2: Watashi ga Motenai no wa Dou Kangaite mo Omaera ga Warui (Why Don’t You Fuckers Love Me)


An isolated high school girl tries to improve her social position but has a myriad of personal failings. Generally speaking, I’m not a fan of “cringe” comedy, or awkward comedy. When fictional characters are put in situations where they lose dignity due to their farcical fumblings, I don’t laugh, I just feel bad for them. And Watamote is certainly a member of that genre; the female lead’s fumblings toward popularity could hardly be more farcical. But I’m laughing. My grin started about the time Tomoko started playing boy-touching games on her DS and really never left. I think the issue might be that I see the parts of myself I like least in Tomoko. Usually I don’t feel good about laughing at awkward comedy because “nobody deserves to feel that uncomfortable”, but there’s an implicit “(except me of course)” in there. Tomoko has an unjustified feeling of superiority and scorn towards others, a sense of entitlement that carries through even to the title of the show, and an instinctive response to flinch away from harsh reality. Those particular vices, I know what they feel like from the inside, and so I’m not inclined to forgive them. I know they’re unjustifiable, or I’d be able to justify them in myself. And so I’m happy to see her taken down a few pegs in a cathartic ritual to exorcise my own demons. Uh, anyway, my personal issues aside the show is pretty darn good? The animation quality is nothing super special but it’s got some creative direction choices going on, and the voice actress for Tomoko is doing a great job in the role. The jokes are funny if you’re a loser nerd and hate yourself and hey, who isn’t and doesn’t?

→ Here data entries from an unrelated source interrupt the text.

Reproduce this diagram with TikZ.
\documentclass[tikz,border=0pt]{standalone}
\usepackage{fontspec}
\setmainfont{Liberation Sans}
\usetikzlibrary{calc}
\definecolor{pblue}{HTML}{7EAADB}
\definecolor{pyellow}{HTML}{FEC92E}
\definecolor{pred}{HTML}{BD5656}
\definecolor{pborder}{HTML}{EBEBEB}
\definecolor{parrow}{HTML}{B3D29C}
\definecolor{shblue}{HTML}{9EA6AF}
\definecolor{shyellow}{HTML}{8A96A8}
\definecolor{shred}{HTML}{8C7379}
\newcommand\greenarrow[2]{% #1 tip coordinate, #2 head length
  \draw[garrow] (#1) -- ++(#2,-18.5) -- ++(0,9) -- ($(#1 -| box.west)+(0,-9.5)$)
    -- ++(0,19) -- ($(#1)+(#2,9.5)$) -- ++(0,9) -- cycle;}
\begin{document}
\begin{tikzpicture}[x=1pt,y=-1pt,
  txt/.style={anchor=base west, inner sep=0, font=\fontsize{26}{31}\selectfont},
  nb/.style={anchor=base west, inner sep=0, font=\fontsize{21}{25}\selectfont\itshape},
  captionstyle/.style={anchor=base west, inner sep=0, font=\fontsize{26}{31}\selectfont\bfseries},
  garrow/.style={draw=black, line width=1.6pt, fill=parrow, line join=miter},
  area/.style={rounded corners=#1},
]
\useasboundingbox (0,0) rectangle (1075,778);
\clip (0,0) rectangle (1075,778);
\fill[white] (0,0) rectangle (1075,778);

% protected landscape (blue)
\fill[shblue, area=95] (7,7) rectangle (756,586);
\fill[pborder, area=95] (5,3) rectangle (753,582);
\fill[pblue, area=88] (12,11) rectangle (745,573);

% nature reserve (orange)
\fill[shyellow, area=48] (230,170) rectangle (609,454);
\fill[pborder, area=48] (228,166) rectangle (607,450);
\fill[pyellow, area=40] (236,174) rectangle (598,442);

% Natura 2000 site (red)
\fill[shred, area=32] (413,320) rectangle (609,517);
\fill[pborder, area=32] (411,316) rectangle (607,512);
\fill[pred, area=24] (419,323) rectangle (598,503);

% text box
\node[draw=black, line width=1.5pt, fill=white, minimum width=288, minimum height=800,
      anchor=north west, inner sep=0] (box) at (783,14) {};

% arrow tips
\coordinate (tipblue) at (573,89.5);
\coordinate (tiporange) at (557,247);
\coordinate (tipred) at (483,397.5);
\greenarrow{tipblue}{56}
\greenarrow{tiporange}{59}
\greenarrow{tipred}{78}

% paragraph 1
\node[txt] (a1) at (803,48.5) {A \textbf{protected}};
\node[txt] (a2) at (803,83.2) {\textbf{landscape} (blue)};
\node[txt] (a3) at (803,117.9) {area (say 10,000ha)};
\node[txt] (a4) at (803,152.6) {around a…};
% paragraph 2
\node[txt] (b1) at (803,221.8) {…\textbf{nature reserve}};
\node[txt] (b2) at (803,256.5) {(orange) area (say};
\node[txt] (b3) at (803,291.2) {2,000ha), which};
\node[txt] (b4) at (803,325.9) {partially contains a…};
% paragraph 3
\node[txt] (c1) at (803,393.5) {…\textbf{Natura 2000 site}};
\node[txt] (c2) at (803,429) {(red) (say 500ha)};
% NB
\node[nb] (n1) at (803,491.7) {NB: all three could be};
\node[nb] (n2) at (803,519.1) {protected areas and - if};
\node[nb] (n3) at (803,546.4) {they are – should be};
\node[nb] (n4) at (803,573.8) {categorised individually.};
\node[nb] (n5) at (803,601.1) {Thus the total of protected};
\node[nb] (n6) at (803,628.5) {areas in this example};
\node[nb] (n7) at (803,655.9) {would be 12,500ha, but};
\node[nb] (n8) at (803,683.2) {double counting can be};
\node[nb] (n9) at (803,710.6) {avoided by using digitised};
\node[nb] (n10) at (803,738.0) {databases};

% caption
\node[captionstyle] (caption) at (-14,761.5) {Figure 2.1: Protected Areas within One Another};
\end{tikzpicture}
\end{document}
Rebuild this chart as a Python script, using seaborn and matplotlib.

1: Monogatari Series Second Season


Apparently the second season of the Monogatari series? I guess Nisemonogatari was just a wet dream. New protagonist, same batshit Shaft style. I was a little skeptical about how well Monogatari starring Hanekawa was going to go given that she was more or less the boringest character in Bakemonogatari and Araragi is my role model, but seeing the world through her eyes really improved my opinion of her. Her problem as a character is that her martyr complex leads to her bottling her concerns inside herself, so you never find out the interesting things about her unless you get a look at her inner monologue. It was also interesting seeing a different side of Senjougahara, although it was a surprisingly similar side of Senjougahara actually, right down to the talking about weighty issues while showing off her naked body. Mayoi, on the other hand, turns out to be super boring without Araragi around to molest her, but I think we’ve seen the last of her for this arc so no worries. Yeah, Shaft is still great, Senjougahara is still great, Monogatari series is still great, A+ #1.
All told, that’s an amazing yield for a summer season. Two shows that look like they’re pretty much guaranteed to go great, and five more that seem worth hoping for. And then there’s TWGOK, which I have only despair for, but which deserves at least a couple more episodes before I drop it. It’s a pity though that there doesn’t seem much worth watching that’s straight action or drama or anything. Comedy is great and I love it, but I’m not sure I want six of my seven shows to be just about making jokes all the time.